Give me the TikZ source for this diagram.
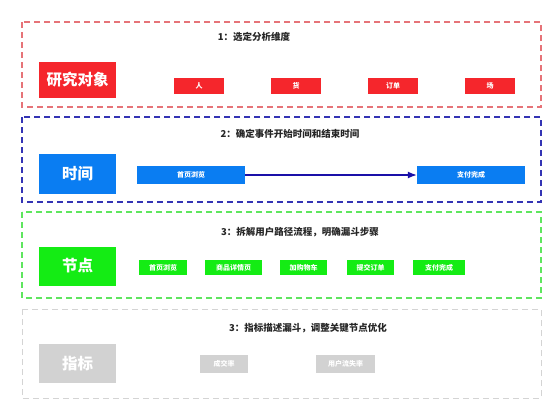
\documentclass[tikz,border=0pt]{standalone}
\usepackage{fontspec}
\setmainfont{Noto Sans CJK SC}
\usetikzlibrary{arrows.meta}
\definecolor{cred}{HTML}{F5262C}
\definecolor{credb}{HTML}{E67378}
\definecolor{cblue}{HTML}{0A7DF2}
\definecolor{cblueb}{HTML}{3434B4}
\definecolor{cgreen}{HTML}{14EC14}
\definecolor{cgreenb}{HTML}{5EE65E}
\definecolor{cgrey}{HTML}{D2D2D2}
\definecolor{cgreyb}{HTML}{D4D4D4}
\definecolor{carrow}{HTML}{1A10A8}
\tikzset{
  frame/.style={line width=1.4pt, dash pattern=on 6pt off 4pt},
  bigbox/.style={fill=#1, draw=none, minimum width=77pt, minimum height=38pt, inner sep=0pt, text=white, font=\bfseries\fontsize{15.5}{18}\selectfont},
  smallbox/.style={fill=#1, draw=none, inner sep=0pt, text=white, font=\bfseries\fontsize{7}{8}\selectfont},
  title/.style={font=\bfseries\fontsize{9.5}{11}\selectfont, text=black!85},
}
\begin{document}
\begin{tikzpicture}[x=1pt,y=-1pt]
\useasboundingbox (0,0) rectangle (556,415);
\fill[white] (0,0) rectangle (556,415);
% frames
\draw[frame, draw=credb] (22,22) rectangle (541,107);
\draw[frame, draw=cblueb] (22,117) rectangle (541,202);
\draw[frame, draw=cgreenb] (22,212) rectangle (541,298);
\draw[line width=1pt, dash pattern=on 6pt off 4pt, draw=cgreyb] (22,309) rectangle (541,398);
% row 1
\node[title] (t1) at (254,37) {1：选定分析维度};
\node[bigbox=cred, minimum height=36pt] (r1) at (77.5,80) {研究对象};
\node[smallbox=cred, minimum width=50pt, minimum height=16pt] (a1) at (199,86) {人};
\node[smallbox=cred, minimum width=50pt, minimum height=16pt] (a2) at (296,86) {货};
\node[smallbox=cred, minimum width=50pt, minimum height=16pt] (a3) at (393,86) {订单};
\node[smallbox=cred, minimum width=50pt, minimum height=16pt] (a4) at (490,86) {场};
% row 2
\node[title] (t2) at (290,134) {2：确定事件开始时间和结束时间};
\node[bigbox=cblue, minimum height=40pt] (r2) at (77.5,174) {时间};
\node[smallbox=cblue, minimum width=108pt, minimum height=18pt] (b1) at (191,175) {首页浏览};
\node[smallbox=cblue, minimum width=108pt, minimum height=18pt] (b2) at (471,175) {支付完成};
\draw[carrow, line width=1.3pt, -{Latex[length=9pt,width=7pt]}] (b1.east) -- (b2.west);
% row 3
\node[title] (t3) at (300,232) {3：拆解用户路径流程，明确漏斗步骤};
\node[bigbox=cgreen, minimum height=39pt] (r3) at (77.5,266) {节点};
\node[smallbox=cgreen, minimum width=48pt, minimum height=15pt] (c1) at (163,267.5) {首页浏览};
\node[smallbox=cgreen, minimum width=57pt, minimum height=15pt] (c2) at (233.5,267.5) {商品详情页};
\node[smallbox=cgreen, minimum width=47pt, minimum height=15pt] (c3) at (303.5,267.5) {加购物车};
\node[smallbox=cgreen, minimum width=47pt, minimum height=15pt] (c4) at (370.5,267.5) {提交订单};
\node[smallbox=cgreen, minimum width=52pt, minimum height=15pt] (c5) at (439,267.5) {支付完成};
% row 4
\node[title] (t4) at (308,328) {3：指标描述漏斗，调整关键节点优化};
\node[bigbox=cgrey, minimum height=39pt] (r4) at (77.5,363.5) {指标};
\node[smallbox=cgrey, minimum width=48pt, minimum height=18pt] (d1) at (224,364) {成交率};
\node[smallbox=cgrey, minimum width=59pt, minimum height=18pt] (d2) at (345.5,364) {用户流失率};
\end{tikzpicture}
\end{document}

◆ EXERCISE TASK ◆
Write out the material above again, word for word, minus its pictures.

◆ TASK ANSWER ◆
Give me the TikZ source for this diagram.
\documentclass[tikz,border=0pt]{standalone}
\usepackage{fontspec}
\setmainfont{Noto Sans CJK SC}
\usetikzlibrary{arrows.meta}
\definecolor{cred}{HTML}{F5262C}
\definecolor{credb}{HTML}{E67378}
\definecolor{cblue}{HTML}{0A7DF2}
\definecolor{cblueb}{HTML}{3434B4}
\definecolor{cgreen}{HTML}{14EC14}
\definecolor{cgreenb}{HTML}{5EE65E}
\definecolor{cgrey}{HTML}{D2D2D2}
\definecolor{cgreyb}{HTML}{D4D4D4}
\definecolor{carrow}{HTML}{1A10A8}
\tikzset{
  frame/.style={line width=1.4pt, dash pattern=on 6pt off 4pt},
  bigbox/.style={fill=#1, draw=none, minimum width=77pt, minimum height=38pt, inner sep=0pt, text=white, font=\bfseries\fontsize{15.5}{18}\selectfont},
  smallbox/.style={fill=#1, draw=none, inner sep=0pt, text=white, font=\bfseries\fontsize{7}{8}\selectfont},
  title/.style={font=\bfseries\fontsize{9.5}{11}\selectfont, text=black!85},
}
\begin{document}
\begin{tikzpicture}[x=1pt,y=-1pt]
\useasboundingbox (0,0) rectangle (556,415);
\fill[white] (0,0) rectangle (556,415);
% frames
\draw[frame, draw=credb] (22,22) rectangle (541,107);
\draw[frame, draw=cblueb] (22,117) rectangle (541,202);
\draw[frame, draw=cgreenb] (22,212) rectangle (541,298);
\draw[line width=1pt, dash pattern=on 6pt off 4pt, draw=cgreyb] (22,309) rectangle (541,398);
% row 1
\node[title] (t1) at (254,37) {1：选定分析维度};
\node[bigbox=cred, minimum height=36pt] (r1) at (77.5,80) {研究对象};
\node[smallbox=cred, minimum width=50pt, minimum height=16pt] (a1) at (199,86) {人};
\node[smallbox=cred, minimum width=50pt, minimum height=16pt] (a2) at (296,86) {货};
\node[smallbox=cred, minimum width=50pt, minimum height=16pt] (a3) at (393,86) {订单};
\node[smallbox=cred, minimum width=50pt, minimum height=16pt] (a4) at (490,86) {场};
% row 2
\node[title] (t2) at (290,134) {2：确定事件开始时间和结束时间};
\node[bigbox=cblue, minimum height=40pt] (r2) at (77.5,174) {时间};
\node[smallbox=cblue, minimum width=108pt, minimum height=18pt] (b1) at (191,175) {首页浏览};
\node[smallbox=cblue, minimum width=108pt, minimum height=18pt] (b2) at (471,175) {支付完成};
\draw[carrow, line width=1.3pt, -{Latex[length=9pt,width=7pt]}] (b1.east) -- (b2.west);
% row 3
\node[title] (t3) at (300,232) {3：拆解用户路径流程，明确漏斗步骤};
\node[bigbox=cgreen, minimum height=39pt] (r3) at (77.5,266) {节点};
\node[smallbox=cgreen, minimum width=48pt, minimum height=15pt] (c1) at (163,267.5) {首页浏览};
\node[smallbox=cgreen, minimum width=57pt, minimum height=15pt] (c2) at (233.5,267.5) {商品详情页};
\node[smallbox=cgreen, minimum width=47pt, minimum height=15pt] (c3) at (303.5,267.5) {加购物车};
\node[smallbox=cgreen, minimum width=47pt, minimum height=15pt] (c4) at (370.5,267.5) {提交订单};
\node[smallbox=cgreen, minimum width=52pt, minimum height=15pt] (c5) at (439,267.5) {支付完成};
% row 4
\node[title] (t4) at (308,328) {3：指标描述漏斗，调整关键节点优化};
\node[bigbox=cgrey, minimum height=39pt] (r4) at (77.5,363.5) {指标};
\node[smallbox=cgrey, minimum width=48pt, minimum height=18pt] (d1) at (224,364) {成交率};
\node[smallbox=cgrey, minimum width=59pt, minimum height=18pt] (d2) at (345.5,364) {用户流失率};
\end{tikzpicture}
\end{document}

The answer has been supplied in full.